Guerriglia in Val Susa, assalto alla Tav, 188 feriti tra gli agenti: poche parole per dire una realtà di violenza che nulla ha a che vedere con la civile convivenza, che deve essere sempre fondata sul confronto e sul dialogo. “Inaudite azioni aggressive”: così bolla gli avvenimenti di domenica 3 luglio il presidente della Repubblica Napolitano che, nel suo comunicato, sa esprimere una valutazione equa e veritiera sul ruolo degli attori di quella triste vicenda. Sottolinea anzitutto la “legittimità” delle manifestazioni di dissenso dei cittadini della Val Susa; aggiunge la condanna delle “inaudite azioni aggressive” di “squadre militarizzate provenienti dal di fuori”, per concludere con la sottolineatura del ruolo dei “reparti di polizia chiamati a fare rispettare la legge”. Non entra nella questione politica specifica il Capo dello Stato, non si mette pro o contro i manifestanti: riconosce il loro diritto di contestare che va, comunque, coniugato con il dovere delle forze dell’Ordine di fare rispettare la legge. In questo contesto il no alla violenza è doveroso e necessario. L’aggressione non serve alla soluzione dei problemi, le pietre non aiutano il confronto.

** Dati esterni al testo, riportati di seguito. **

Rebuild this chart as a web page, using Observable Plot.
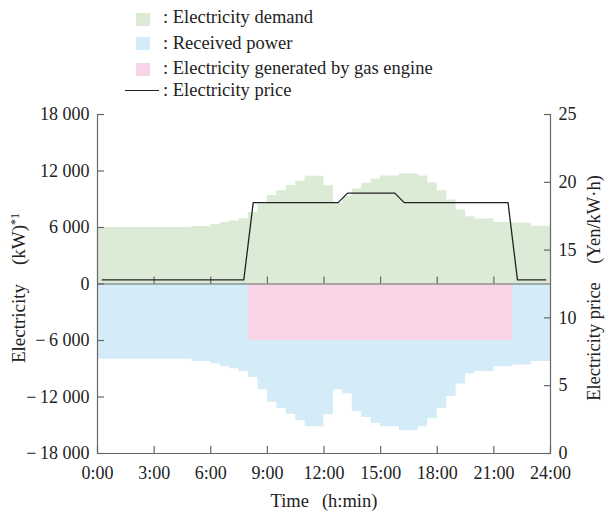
<!DOCTYPE html>
<html>
<head>
<meta charset="utf-8">
<script src="https://cdn.jsdelivr.net/npm/d3@7"></script>
<script src="https://cdn.jsdelivr.net/npm/@observablehq/plot@0.6"></script>
<style>
  body { margin: 0; background: #fff; font-family: "Liberation Serif", "Times New Roman", serif; color: #222; }
  #legend { position: relative; width: 606px; height: 100px; font-size: 18.5px; line-height: 18px; }
  .sw { position: absolute; left: 136px; width: 14px; height: 13px; }
  .lab { position: absolute; left: 163px; white-space: pre; }
  .ln { position: absolute; left: 125px; width: 34px; height: 0; border-top: 1.3px solid #222; }
  #chart svg text { white-space: pre; }
</style>
</head>
<body>
<div id="legend"></div>
<div id="chart"></div>
<script>
// Half-hour slots over one day (kW)
const slotHours = 0.5;
const demand = [
  6000, 6000, 6000, 6000, 6000, 6000, 6000, 6000, 6000, 6000,   // 0:00-5:00
  6100, 6100, 6330, 6540, 6700, 6930,                           // 5:00-8:00
  7600, 8500, 9400, 9900, 10450, 10900, 11430, 11430,           // 8:00-12:00
  10440, 8600, 9300, 10100, 10700, 11150, 11470, 11470,         // 12:00-16:00
  11680, 11680, 11470, 10720, 9910, 8920, 7860, 7150,           // 16:00-20:00
  6900, 6900, 6540, 6540, 6440, 6440, 6120, 6120                // 20:00-24:00
];
const received = [
  -8000, -8000, -8000, -8000, -8000, -8000, -8000, -8000, -8000, -8000,
  -8220, -8220, -8470, -8750, -9000, -9280,
  -9920, -11220, -12570, -13210, -13840, -14520, -15150, -15150,
  -13880, -11260, -11650, -13530, -14170, -14800, -15150, -15150,
  -15580, -15580, -15150, -14300, -13210, -11940, -10620, -9560,
  -9280, -9280, -8780, -8780, -8600, -8600, -8220, -8220
];

// Gas engine output block
const gasStart = 8, gasEnd = 22, gasOutput = -6000;

// Electricity price (Yen/kW·h)
const priceHours = [0.25, 7.75, 8.25, 12.75, 13.25, 15.75, 16.25, 21.75, 22.25, 23.75];
const priceYen   = [12.8, 12.8, 18.5, 18.5, 19.2, 19.2, 18.5, 18.5, 12.8, 12.8];

// Axes
const timeTicks = [0, 3, 6, 9, 12, 15, 18, 21, 24];
const powerTicks = [-18000, -12000, -6000, 0, 6000, 12000, 18000];
const priceTicks = [0, 5, 10, 15, 20, 25];
const powerDomain = [-18000, 18000];
const priceDomain = [0, 25];

const colors = { demand: "#dcebd6", received: "#d4ebf8", gas: "#f8d5e6", price: "#222", axis: "#666" };

// Legend
const legendItems = [
  { kind: "sw", color: colors.demand,   label: ": Electricity demand", top: 12.7, textTop: 8.2 },
  { kind: "sw", color: colors.received, label: ": Received power", top: 37, textTop: 33.9 },
  { kind: "sw", color: colors.gas,      label: ": Electricity generated by gas engine", top: 62.5, textTop: 58.9 },
  { kind: "ln", color: colors.price,    label: ": Electricity price", top: 90, textTop: 80.6 }
];
const legend = document.getElementById("legend");
for (const it of legendItems) {
  const m = document.createElement("div");
  m.className = it.kind;
  m.style.top = it.top + "px";
  if (it.kind === "sw") m.style.background = it.color;
  else m.style.borderTopColor = it.color;
  legend.appendChild(m);
  const t = document.createElement("div");
  t.className = "lab";
  t.style.top = it.textTop + "px";
  t.textContent = it.label;
  legend.appendChild(t);
}

// Secondary (price) axis shares the power scale
const priceToY = d3.scaleLinear().domain(priceDomain).range(powerDomain);

const stepPoints = (arr) => arr.map((v, i) => ({ t: i * slotHours, v }))
  .concat([{ t: arr.length * slotHours, v: arr[arr.length - 1] }]);
const demandPts = stepPoints(demand);
const receivedPts = stepPoints(received);
const pricePts = priceHours.map((t, i) => ({ t, p: priceYen[i] }));

const width = 606, height = 414;
const marginTop = 14, marginBottom = 61, marginLeft = 97, marginRight = 56;
const innerH = height - marginTop - marginBottom;
const tickLen = 7 * (powerDomain[1] - powerDomain[0]) / innerH;

const fmtPower = (d) => {
  const s = d3.format(",")(Math.abs(d)).replace(/,/g, " ");
  return d < 0 ? "\u2212\u2009" + s : s;
};

const chart = Plot.plot({
  width, height, marginTop, marginBottom, marginLeft, marginRight,
  style: { fontFamily: "'Liberation Serif', 'Times New Roman', serif", fontSize: "18px", color: "#222", background: "#fff" },
  x: { domain: [0, 24] },
  y: { domain: powerDomain },
  marks: [
    Plot.areaY(receivedPts, { x: "t", y: "v", curve: "step-after", fill: colors.received }),
    Plot.rect([{ a: gasStart, b: gasEnd, v: gasOutput }], { x1: "a", x2: "b", y1: 0, y2: "v", fill: colors.gas }),
    Plot.areaY(demandPts, { x: "t", y: "v", curve: "step-after", fill: colors.demand }),
    Plot.ruleY([0], { stroke: colors.axis, strokeWidth: 1.2 }),
    Plot.ruleX(timeTicks.slice(1, -1), { x: (d) => d, y1: 0, y2: tickLen, stroke: colors.axis, strokeWidth: 1.2 }),
    Plot.line(pricePts, { x: "t", y: (d) => priceToY(d.p), stroke: colors.price, strokeWidth: 1.3 }),
    Plot.ruleX([0, 24], { stroke: colors.axis, strokeWidth: 1.2 }),
    Plot.ruleY([powerDomain[0]], { stroke: colors.axis, strokeWidth: 1.2 }),
    Plot.axisY({ anchor: "left", ticks: powerTicks, tickFormat: fmtPower, tickSize: -7, tickPadding: 15, stroke: colors.axis, strokeWidth: 1.2, label: null }),
    Plot.axisY({ anchor: "right", ticks: priceTicks.map(priceToY), tickFormat: (d) => d3.format("d")(Math.round(priceToY.invert(d))), tickSize: -7, tickPadding: 15, stroke: colors.axis, strokeWidth: 1.2, label: null }),
    Plot.axisX({ anchor: "bottom", ticks: timeTicks, tickFormat: (h) => h + ":00", tickSize: -7, tickPadding: 20, stroke: colors.axis, strokeWidth: 1.2, label: null }),
    Plot.text(["Electricity\u2003(kW)"], { frameAnchor: "left", textAnchor: "middle", dx: -79, dy: 4, rotate: -90, fontSize: 19, fill: "#222" }),
    Plot.text(["Electricity price\u2003(Yen/kW\u00b7h)"], { frameAnchor: "right", textAnchor: "middle", dx: 44, dy: 4, rotate: -90, fontSize: 18.5, fill: "#222" }),
    Plot.text(["Time\u2002\u2009(h:min)"], { frameAnchor: "bottom", dy: 53, fontSize: 18.5, fill: "#222" })
  ]
});

// Footnote marker on the power axis title
d3.select(chart).selectAll("text")
  .filter(function () { return this.textContent === "Electricity\u2003(kW)"; })
  .append("tspan").attr("dy", "-0.45em").attr("font-size", "12px").text("*1");

document.getElementById("chart").appendChild(chart);
</script>
</body>
</html>
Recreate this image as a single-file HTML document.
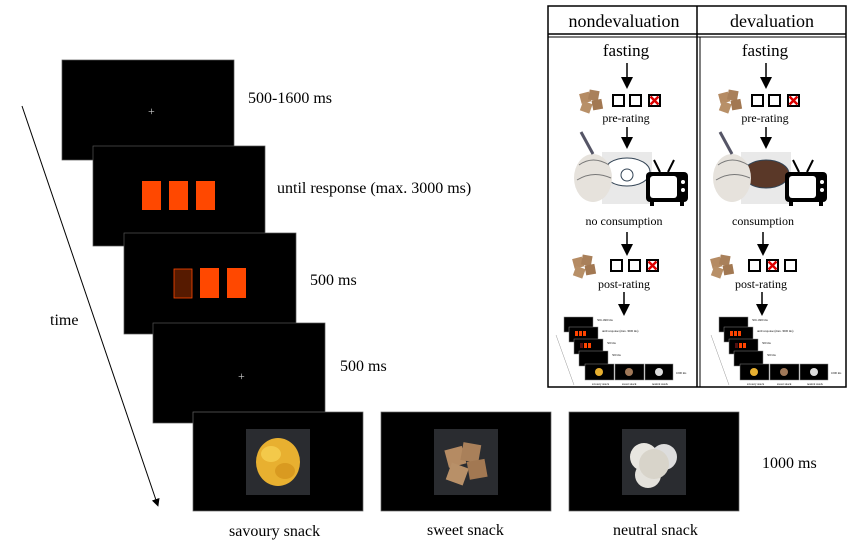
<!DOCTYPE html>
<html><head><style>body{margin:0;background:#fff}svg{display:block}text{font-family:"Liberation Serif",serif;fill:#000}</style></head><body>
<svg width="856" height="547" viewBox="0 0 856 547" xmlns="http://www.w3.org/2000/svg">
<defs>
<marker id="ah" markerWidth="8" markerHeight="8" refX="4" refY="4" orient="auto"><path d="M0,0 L8,4 L0,8z" fill="#000"/></marker>
<g id="cookie">
<rect x="0" y="3" width="10" height="10" fill="#b58b63" transform="rotate(-15 4 7)"/>
<rect x="9" y="0" width="10" height="10" fill="#a9805a" transform="rotate(10 12 4)"/>
<rect x="2" y="12" width="10" height="10" fill="#b89068" transform="rotate(20 6 15)"/>
<rect x="12" y="10" width="10" height="10" fill="#a27852" transform="rotate(-10 15 13)"/>
</g>
<g id="box"><rect x="0" y="0" width="11" height="11" fill="#fff" stroke="#000" stroke-width="2"/></g>
<g id="xbox"><rect x="0" y="0" width="11" height="11" fill="#fff" stroke="#000" stroke-width="2"/><path d="M1.5,1.5 L9.5,9.5 M9.5,1.5 L1.5,9.5" stroke="#d00" stroke-width="2.5"/></g>
<g id="tv"><rect x="0" y="10" width="42" height="30" rx="4" fill="#000"/><rect x="4" y="14" width="27" height="22" rx="3" fill="#fff"/><circle cx="37" cy="20" r="2" fill="#fff"/><circle cx="37" cy="28" r="2" fill="#fff"/><path d="M14,10 L8,-2 M22,10 L28,-2" stroke="#000" stroke-width="2"/><rect x="4" y="40" width="4" height="4" fill="#000"/><rect x="34" y="40" width="4" height="4" fill="#000"/></g>
<g id="head"><ellipse cx="20" cy="28" rx="19" ry="24" fill="#e6e2dc"/><path d="M6,15 Q20,5 36,15" stroke="#777" fill="none"/><path d="M4,30 Q20,20 38,28" stroke="#777" fill="none"/><path d="M20,4 L8,-18" stroke="#556" stroke-width="3"/></g>
<g id="mini">
<rect x="0" y="0" width="29" height="15" fill="#000" stroke="#888" stroke-width=".5"/>
<rect x="5" y="10" width="29" height="15" fill="#000" stroke="#888" stroke-width=".5"/>
<rect x="10" y="22" width="29" height="15" fill="#000" stroke="#888" stroke-width=".5"/>
<rect x="15" y="34" width="29" height="15" fill="#000" stroke="#888" stroke-width=".5"/>
<rect x="21" y="47" width="29" height="16" fill="#000" stroke="#888" stroke-width=".5"/>
<rect x="51" y="47" width="29" height="16" fill="#000" stroke="#888" stroke-width=".5"/>
<rect x="81" y="47" width="28" height="16" fill="#000" stroke="#888" stroke-width=".5"/>
<rect x="11" y="14" width="3" height="5" fill="#f40"/><rect x="15" y="14" width="3" height="5" fill="#f40"/><rect x="19" y="14" width="3" height="5" fill="#f40"/>
<rect x="16" y="26" width="3" height="5" fill="#511"/><rect x="20" y="26" width="3" height="5" fill="#f40"/><rect x="24" y="26" width="3" height="5" fill="#f40"/>
<circle cx="35" cy="55" r="4" fill="#e8b030"/><circle cx="65" cy="55" r="4" fill="#a07858"/><circle cx="95" cy="55" r="4" fill="#ddd"/>
<path d="M-8,18 L10,68" stroke="#999" stroke-width=".5"/>
<text x="33" y="4" font-size="3">500-1600 ms</text><text x="38" y="15" font-size="3">until response (max. 3000 ms)</text>
<text x="43" y="27" font-size="3">500 ms</text><text x="48" y="39" font-size="3">500 ms</text><text x="112" y="57" font-size="3">1000 ms</text>
<text x="28" y="68" font-size="3">savoury snack</text><text x="58" y="68" font-size="3">sweet snack</text><text x="88" y="68" font-size="3">neutral snack</text>
</g>
</defs>

<line x1="22" y1="106" x2="157" y2="503" stroke="#000" stroke-width="1" marker-end="url(#ah)"/>
<text x="50" y="325" font-size="16">time</text>
<rect x="62" y="60" width="172" height="100" fill="#000" stroke="#555" stroke-width=".7"/>
<text x="148" y="115" font-size="12" style="fill:#ccc">+</text>
<rect x="93" y="146" width="172" height="100" fill="#000" stroke="#555" stroke-width=".7"/>
<rect x="142" y="181" width="19" height="29" fill="#ff4800"/><rect x="169" y="181" width="19" height="29" fill="#ff4800"/><rect x="196" y="181" width="19" height="29" fill="#ff4800"/>
<rect x="124" y="233" width="172" height="101" fill="#000" stroke="#555" stroke-width=".7"/>
<rect x="174" y="269" width="18" height="29" fill="#561a00" stroke="#ff4800" stroke-width=".8"/><rect x="200" y="268" width="19" height="30" fill="#ff4800"/><rect x="227" y="268" width="19" height="30" fill="#ff4800"/>
<rect x="153" y="323" width="172" height="100" fill="#000" stroke="#555" stroke-width=".7"/>
<text x="238" y="380" font-size="12" style="fill:#ccc">+</text>
<text x="248" y="103" font-size="16">500-1600 ms</text>
<text x="277" y="193" font-size="16">until response (max. 3000 ms)</text>
<text x="310" y="285" font-size="16">500 ms</text>
<text x="340" y="371" font-size="16">500 ms</text>

<rect x="193" y="412" width="170" height="99" fill="#000" stroke="#666" stroke-width=".7"/>
<rect x="246" y="429" width="64" height="66" fill="#2a2c30"/>
<ellipse cx="278" cy="462" rx="22" ry="24" fill="#e8b030"/><ellipse cx="271" cy="454" rx="10" ry="8" fill="#f3c94a"/><ellipse cx="285" cy="471" rx="10" ry="8" fill="#d99a20"/>
<rect x="381" y="412" width="170" height="99" fill="#000" stroke="#666" stroke-width=".7"/>
<rect x="434" y="429" width="64" height="66" fill="#2a2c30"/>
<use href="#cookie" transform="translate(446,443) scale(1.8)"/>
<rect x="569" y="412" width="170" height="99" fill="#000" stroke="#666" stroke-width=".7"/>
<rect x="622" y="429" width="64" height="66" fill="#2a2c30"/>
<circle cx="644" cy="457" r="14" fill="#e8e6e0"/><circle cx="664" cy="457" r="13" fill="#ddd"/><circle cx="648" cy="475" r="13" fill="#e4e2dc"/><circle cx="654" cy="464" r="15" fill="#d8d4ca"/>
<text x="762" y="468" font-size="16">1000 ms</text>
<text x="229" y="536" font-size="16">savoury snack</text>
<text x="427" y="535" font-size="16">sweet snack</text>
<text x="613" y="535" font-size="16">neutral snack</text>

<rect x="548" y="6" width="298" height="381" fill="#fff" stroke="#000" stroke-width="1.5"/>
<line x1="548" y1="34" x2="846" y2="34" stroke="#000" stroke-width="1.5"/>
<line x1="548" y1="37" x2="846" y2="37" stroke="#000" stroke-width="1"/>
<line x1="697" y1="6" x2="697" y2="387" stroke="#000" stroke-width="1.5"/>
<line x1="700" y1="37" x2="700" y2="387" stroke="#000" stroke-width="1"/>
<text x="624" y="27" font-size="18" text-anchor="middle">nondevaluation</text>
<text x="772" y="27" font-size="18" text-anchor="middle">devaluation</text>

<g>
<text x="626" y="56" font-size="17" text-anchor="middle">fasting</text>
<line x1="627" y1="63" x2="627" y2="83" stroke="#000" stroke-width="1.5" marker-end="url(#ah)"/>
<use href="#cookie" transform="translate(580,90)"/>
<use href="#box" transform="translate(613,95)"/><use href="#box" transform="translate(630,95)"/><use href="#xbox" transform="translate(649,95)"/>
<text x="626" y="122" font-size="12" text-anchor="middle">pre-rating</text>
<line x1="627" y1="127" x2="627" y2="143" stroke="#000" stroke-width="1.5" marker-end="url(#ah)"/>
<rect x="602" y="152" width="50" height="52" fill="#e9e9e9"/>
<ellipse cx="627" cy="172" rx="23" ry="14" fill="#fff" stroke="#345" stroke-width="1"/><circle cx="627" cy="175" r="6" fill="none" stroke="#345"/>
<use href="#head" transform="translate(573,150)"/>
<use href="#tv" transform="translate(646,162)"/>
<text x="624" y="225" font-size="12" text-anchor="middle">no consumption</text>
<line x1="627" y1="232" x2="627" y2="250" stroke="#000" stroke-width="1.5" marker-end="url(#ah)"/>
<use href="#cookie" transform="translate(573,255)"/>
<use href="#box" transform="translate(611,260)"/><use href="#box" transform="translate(629,260)"/><use href="#xbox" transform="translate(647,260)"/>
<text x="624" y="288" font-size="12" text-anchor="middle">post-rating</text>
<line x1="624" y1="292" x2="624" y2="310" stroke="#000" stroke-width="1.5" marker-end="url(#ah)"/>
<use href="#mini" transform="translate(564,317)"/>
</g>

<g>
<text x="765" y="56" font-size="17" text-anchor="middle">fasting</text>
<line x1="766" y1="63" x2="766" y2="83" stroke="#000" stroke-width="1.5" marker-end="url(#ah)"/>
<use href="#cookie" transform="translate(719,90)"/>
<use href="#box" transform="translate(752,95)"/><use href="#box" transform="translate(769,95)"/><use href="#xbox" transform="translate(788,95)"/>
<text x="765" y="122" font-size="12" text-anchor="middle">pre-rating</text>
<line x1="766" y1="127" x2="766" y2="143" stroke="#000" stroke-width="1.5" marker-end="url(#ah)"/>
<rect x="741" y="152" width="50" height="52" fill="#e9e9e9"/>
<ellipse cx="766" cy="174" rx="23" ry="14" fill="#5a3828" stroke="#345" stroke-width="1"/>
<use href="#head" transform="translate(712,150)"/>
<use href="#tv" transform="translate(785,162)"/>
<text x="763" y="225" font-size="12" text-anchor="middle">consumption</text>
<line x1="763" y1="232" x2="763" y2="250" stroke="#000" stroke-width="1.5" marker-end="url(#ah)"/>
<use href="#cookie" transform="translate(711,255)"/>
<use href="#box" transform="translate(749,260)"/><use href="#xbox" transform="translate(767,260)"/><use href="#box" transform="translate(785,260)"/>
<text x="761" y="288" font-size="12" text-anchor="middle">post-rating</text>
<line x1="762" y1="292" x2="762" y2="310" stroke="#000" stroke-width="1.5" marker-end="url(#ah)"/>
<use href="#mini" transform="translate(719,317)"/>
</g>
</svg>
</body></html>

Nello stesso pomeriggio del 3 luglio, i vescovi piemontesi diffondevano una nota nella quale si legge: “Deploriamo le azioni violente che si sono svolte nella giornata di oggi in Valle di Susa. Come pastori desideriamo far sentire tutta la nostra vicinanza e solidarietà a coloro che sono stati feriti, in particolare alle forze dell’Ordine che stanno operando in modo straordinario per garantire la legalità. Ribadiamo la necessità di mantenere il tono dialettico sulla questione legata all’apertura del cantiere per la costruzione della linea ferroviaria Torino-Lione nei limiti del confronto democratico rifuggendo da ogni forma di violenza diretta o indiretta, impegnandosi ad isolare coloro che non perseguono questo obiettivo strumentalizzando la situazione con parole e azioni che non aiutano il perseguimento del bene comune”.
Come altre volte è accaduto, la violenza è venuta da fuori, da gruppi di facinorosi giunti da varie parti d’Europa non primariamente per difendere la natura o i diritti dei valligiani, ma per esprimere la propria vocazione alla guerriglia per se stessa e contro le forze dell’Ordine, come scelta esistenziale mascherata da scelta ecologica e di civiltà. Ma non esiste civiltà là dove il confronto diventa conflitto, dove il dialogo voluto da gente onesta e pacifica, viene violentato dall’assalto armato; e la prima ecologia non può che essere “umana”, rispettosa di ogni uomo, della sua vita e della sua integrità. Bastonare e assalire con pietre e ammoniaca i poliziotti che fanno il loro dovere non è ecologia, ma barbarie. Tra le notizie negative di questa giornata c’è anche quella di qualche uomo politico che ha voluto giocare sulle parole, trasformando la violenza in eroismo e rivoluzione. Ma non è politica lo svendere la verità in cambio di qualche voto elettorale. La domenica di sangue non ha fatto un buon servizio alla Val Susa, né, tanto meno, all’Italia, alla politica e alla democrazia.
Un’ultima riflessione sull’arrivo dei violenti da tutta Europa, convocati, si sostiene, attraverso internet: ancora una volta i nuovi media, nati per essere strumenti di incontro tra gli uomini e i mondi, rivelano un’ambivalenza, da non sottovalutare.